L‘eterna beatitudine e il libero arbitrio
Agostino avvia il libro XXII de La città di Dio focalizzando subito il tema che fa da nucleo essenziale e da criterio ermeneutico: “la Beatitudine eterna!” (De civ. Dei, XXII, 1.1)
Agostino avvia il libro XXII de La città di Dio focalizzando subito il tema che fa da nucleo essenziale e da criterio ermeneutico: “la Beatitudine eterna!” (De civ. Dei, XXII, 1.1). Eternità, precisa Agostino, non equivale ad un permanente ritorno di primavere quando le piante si rivestono di nuove fronde in continuazione (Cfr. Ivi). Le cose stanno diversamente per i salvati: “In essa (nella città di Dio) tutti i cittadini saranno immortali, perché anche gli uomini conseguiranno ciò che gli angeli santi non hanno mai perduto. Lo farà l’onnipotentissimo Dio suo creatore. Lo ha promesso infatti e non può mentire” (Ivi). Tutto dunque è partito dall’atto creativo di Dio: “È Lui stesso (Dio), infatti, che in principio ha creato il mondo, pieno di tutti i beni visibili e di realtà intellegibili. In esso nulla di meglio ha istituito degli esseri spirituali. Ha dato loro l’intelligenza. Li ha resi abili alla contemplazione di Lui e capaci di Lui. E li ha vincolati in una società, che diciamo santa e superna, nella quale le cose sono conservate in esistenza e si è beati. Dio stesso è per loro come vita e cibo comune” (De civ. Dei, XXII, 1.2).
Ma l’approdo della propria esistenza dipende dall’uso del libero arbitrio, che Dio non ha tolto a nessuno, pur prevedendo il fallimento di una vita in situazione di inferno, giudicando piuttosto che fosse espressione di maggior potenza e che fosse meglio anche dai mali far derivare del bene piuttosto che non permettere i mali: “A questa natura intellettuale ha donato tale libero arbitrio che, se l’uomo con il suo libero arbitrio volesse abbandonare Dio, cioè la propria beatitudine, ne seguirebbe immediatamente la miseria.

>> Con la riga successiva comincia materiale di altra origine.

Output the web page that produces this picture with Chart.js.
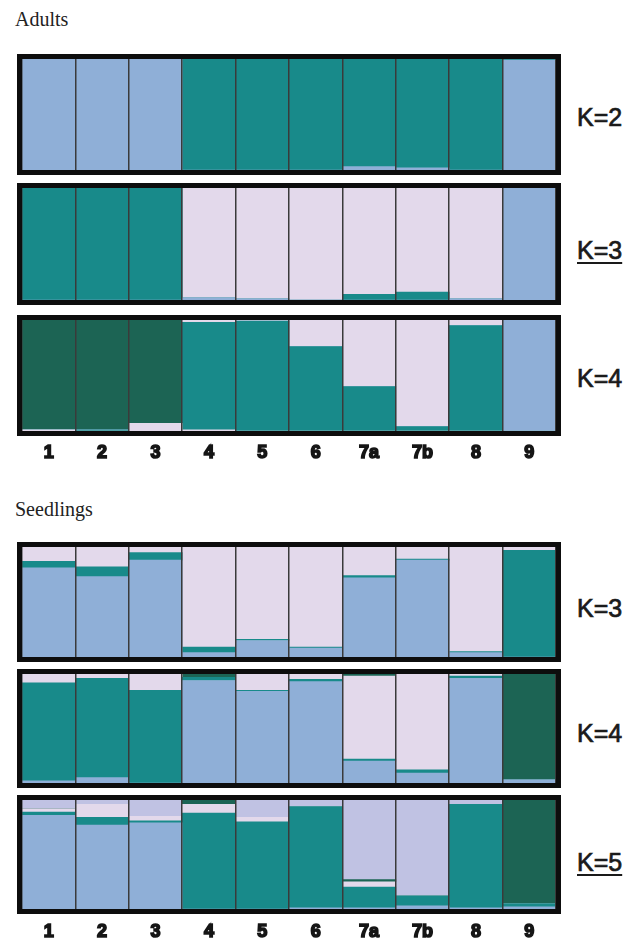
<!DOCTYPE html>
<html>
<head>
<meta charset="utf-8">
<script src="https://cdn.jsdelivr.net/npm/chart.js@4.4.1/dist/chart.umd.min.js"></script>
<style>
  html, body { margin: 0; padding: 0; background: #ffffff; }
  body { width: 635px; height: 942px; position: relative; overflow: hidden; }
  .heading { position: absolute; left: 15px; font-family: "Liberation Serif", "Times New Roman", serif; font-size: 20px; color: #222; line-height: 20px; }
  .klabel { position: absolute; left: 577px; font-family: "Liberation Sans", Arial, sans-serif; font-size: 25px; color: #1a1a1a; line-height: 25px; white-space: nowrap; -webkit-text-stroke: 0.7px #1a1a1a; }
  .klabel.u { text-decoration: underline; text-decoration-thickness: 2px; text-underline-offset: 3px; }
  .panel { position: absolute; left: 10px; }
</style>
</head>
<body>
<div class="heading" style="top:9px;">Adults</div>
<div class="heading" style="top:499px;">Seedlings</div>

<div class="klabel" style="top:105px;">K=2</div>
<div class="klabel u" style="top:238px;">K=3</div>
<div class="klabel" style="top:366px;">K=4</div>
<div class="klabel" style="top:596px;">K=3</div>
<div class="klabel" style="top:721px;">K=4</div>
<div class="klabel u" style="top:850px;">K=5</div>

<div class="panel" style="top:50px;"><canvas id="p1"></canvas></div>
<div class="panel" style="top:179px;"><canvas id="p2"></canvas></div>
<div class="panel" style="top:311px;"><canvas id="p3"></canvas></div>
<div class="panel" style="top:538px;"><canvas id="p4"></canvas></div>
<div class="panel" style="top:665px;"><canvas id="p5"></canvas></div>
<div class="panel" style="top:791px;"><canvas id="p6"></canvas></div>

<script>
// ---------- categories ----------
const populations = ['1', '2', '3', '4', '5', '6', '7a', '7b', '8', '9'];

// ---------- colours ----------
const cBlue = '#8FAFD7';
const cTeal = '#188A8A';
const cPink = '#E3D9EB';
const cDark = '#1C6454';
const cPeri = '#C0C2E3';

// ---------- Adults K=2 (stack bottom -> top) ----------
const adK2Blue = [100, 100, 100, 0, 0, 0, 3, 2, 0, 99];
const adK2Teal = [0, 0, 0, 100, 100, 100, 97, 98, 100, 1];

// ---------- Adults K=3 ----------
const adK3Blue = [0, 0, 0, 2, 1, 0, 0, 0, 1, 100];
const adK3Teal = [100, 100, 100, 0, 0, 0, 5, 7, 0, 0];
const adK3Pink = [0, 0, 0, 98, 99, 100, 95, 93, 99, 0];

// ---------- Adults K=4 ----------
const adK4PinkLow  = [1, 0, 7, 1, 0, 0, 0, 0, 0, 0];
const adK4Teal     = [0, 1, 0, 97, 99, 76, 40, 4, 95, 0];
const adK4Blue     = [0, 0, 0, 0, 0, 0, 0, 0, 0, 100];
const adK4PinkHigh = [0, 0, 0, 2, 1, 24, 60, 96, 5, 0];
const adK4Dark     = [99, 99, 93, 0, 0, 0, 0, 0, 0, 0];

// ---------- Seedlings K=3 ----------
const sdK3Blue = [81, 73, 88, 4, 15, 8, 72, 88, 4, 0];
const sdK3Teal = [6, 9, 7, 5, 1, 1, 2, 1, 1, 97];
const sdK3Pink = [13, 18, 5, 91, 84, 91, 26, 11, 95, 3];

// ---------- Seedlings K=4 ----------
const sdK4Blue = [2, 5, 0, 94, 84, 93, 20, 9, 96, 3];
const sdK4Teal = [90, 91, 85, 3, 1, 2, 2, 3, 2, 0];
const sdK4Pink = [8, 4, 15, 0, 15, 5, 76, 88, 2, 0];
const sdK4Dark = [0, 0, 0, 3, 0, 0, 2, 0, 0, 97];

// ---------- Seedlings K=5 ----------
const sdK5Blue = [86, 77, 79, 0, 0, 1, 1, 3, 1, 2];
const sdK5Teal = [3, 7, 2, 88, 80, 93, 19, 9, 95, 3];
const sdK5Pink = [3, 12, 4, 8, 4, 0, 5, 0, 0, 0];
const sdK5Dark = [0, 0, 0, 4, 0, 0, 2, 0, 0, 95];
const sdK5Peri = [8, 4, 15, 0, 16, 6, 73, 88, 4, 0];

// frame plugin: thick black box around the plot area
const framePlugin = {
  id: 'frame',
  afterDraw(chart) {
    const a = chart.chartArea, ctx = chart.ctx;
    ctx.save();
    ctx.lineWidth = 5;
    ctx.strokeStyle = '#0d0d0d';
    ctx.strokeRect(a.left - 2.5, a.top - 2.5, a.right - a.left + 5, a.bottom - a.top + 5);
    ctx.restore();
  }
};

function ds(label, data, color) {
  return { label, data, backgroundColor: color, borderWidth: 0,
           barPercentage: 1, categoryPercentage: 1 };
}

function makePanel(id, innerH, datasets, showTicks, tickPad) {
  const padTop = 9, padBottom = showTicks ? 4 : 9;
  const axisH = showTicks ? (tickPad + 20) : 0;
  const canvas = document.getElementById(id);
  canvas.width = 556;
  canvas.height = padTop + innerH + axisH + padBottom;
  canvas.style.width = canvas.width + 'px';
  canvas.style.height = canvas.height + 'px';
  new Chart(canvas, {
    type: 'bar',
    data: { labels: populations, datasets },
    options: {
      responsive: false,
      animation: false,
      devicePixelRatio: 1,
      layout: { autoPadding: false, padding: { left: 12, right: 10, top: padTop, bottom: padBottom } },
      plugins: { legend: { display: false }, tooltip: { enabled: false } },
      scales: {
        x: {
          stacked: true,
          afterFit: (scale) => { scale.height = axisH; },
          grid: { offset: true, color: '#3a3a3a', lineWidth: 1.5, drawTicks: false, z: 1 },
          border: { display: false },
          ticks: {
            display: showTicks,
            padding: tickPad || 0,
            maxRotation: 0,
            autoSkip: false,
            color: '#151515',
            textStrokeColor: '#151515',
            textStrokeWidth: 1.6,
            font: { family: '"Liberation Sans", Arial, sans-serif', size: 18, weight: 'bold' }
          }
        },
        y: { stacked: true, min: 0, max: 100, display: false }
      }
    },
    plugins: [framePlugin]
  });
}

makePanel('p1', 111, [
  ds('Cluster 1', adK2Blue, cBlue),
  ds('Cluster 2', adK2Teal, cTeal)
], false);

makePanel('p2', 112, [
  ds('Cluster 1', adK3Blue, cBlue),
  ds('Cluster 2', adK3Teal, cTeal),
  ds('Cluster 3', adK3Pink, cPink)
], false);

makePanel('p3', 111, [
  ds('Cluster 3 (lower)', adK4PinkLow, cPink),
  ds('Cluster 2', adK4Teal, cTeal),
  ds('Cluster 1', adK4Blue, cBlue),
  ds('Cluster 3', adK4PinkHigh, cPink),
  ds('Cluster 4', adK4Dark, cDark)
], true, 11);

makePanel('p4', 110, [
  ds('Cluster 1', sdK3Blue, cBlue),
  ds('Cluster 2', sdK3Teal, cTeal),
  ds('Cluster 3', sdK3Pink, cPink)
], false);

makePanel('p5', 109, [
  ds('Cluster 1', sdK4Blue, cBlue),
  ds('Cluster 2', sdK4Teal, cTeal),
  ds('Cluster 3', sdK4Pink, cPink),
  ds('Cluster 4', sdK4Dark, cDark)
], false);

makePanel('p6', 109, [
  ds('Cluster 1', sdK5Blue, cBlue),
  ds('Cluster 2', sdK5Teal, cTeal),
  ds('Cluster 3', sdK5Pink, cPink),
  ds('Cluster 4', sdK5Dark, cDark),
  ds('Cluster 5', sdK5Peri, cPeri)
], true, 12);
</script>
</body>
</html>
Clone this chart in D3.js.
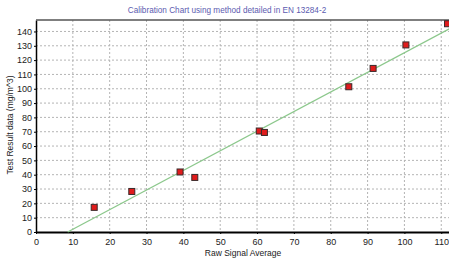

Preconosceva di certo che alcuni angeli per superbia, mediante la quale essi stessi volevano essere sufficienti a se stessi per una vita beata, sarebbero stati futuri disertori di un così grande bene. Eppure, non tolse loro questo potere, giudicando piuttosto che fosse espressione di maggior potenza e che fosse meglio anche dai mali fare del bene piuttosto che non permettere i mali. In effetti essi certamente non esisterebbero, se la natura mutabile, per quanto buona e creata dal sommo Dio e incommutabile bene, che ha creato buone tutte le cose, da se stessa non se li fosse fatti, una volta introdotti con il suo peccare” (Ivi). Agostino chiarisce il fatto che proprio l’infelicità dell’uomo peccatore attesta la bontà della creazione in se stessa (Cfr. Ivi). Proprio l’abbandonare Dio corrisponde all’infelicità dell’uomo come l’abbandono della sorgente della luce fa sperimentare il senso della cecità: “la cecità non è difetto dell’occhio, e proprio questo dimostra che l’occhio è stato creato per vedere la luce e per questo con lo stesso suo difetto si mostra alle altre membra in modo ancor più sublime come il membro capace di luce… Allo stesso modo una natura che godeva di Dio, con il suo stesso difetto, per cui è misera in quanto non fruisce di Dio, sta ad insegnare che è stata istituita ottima” (Ivi). Dio ha punito gli angeli ribelli con una eterna afflizione, mentre ha premiato la fedeltà degli altri angeli (Cfr. Ivi). Conclude: “Egli (Dio) ha fatto l’uomo e, per di più, retto con il medesimo libero arbitrio; di certo animale terreno, ma degno del cielo, se rimaneva unito al suo autore” (Ivi).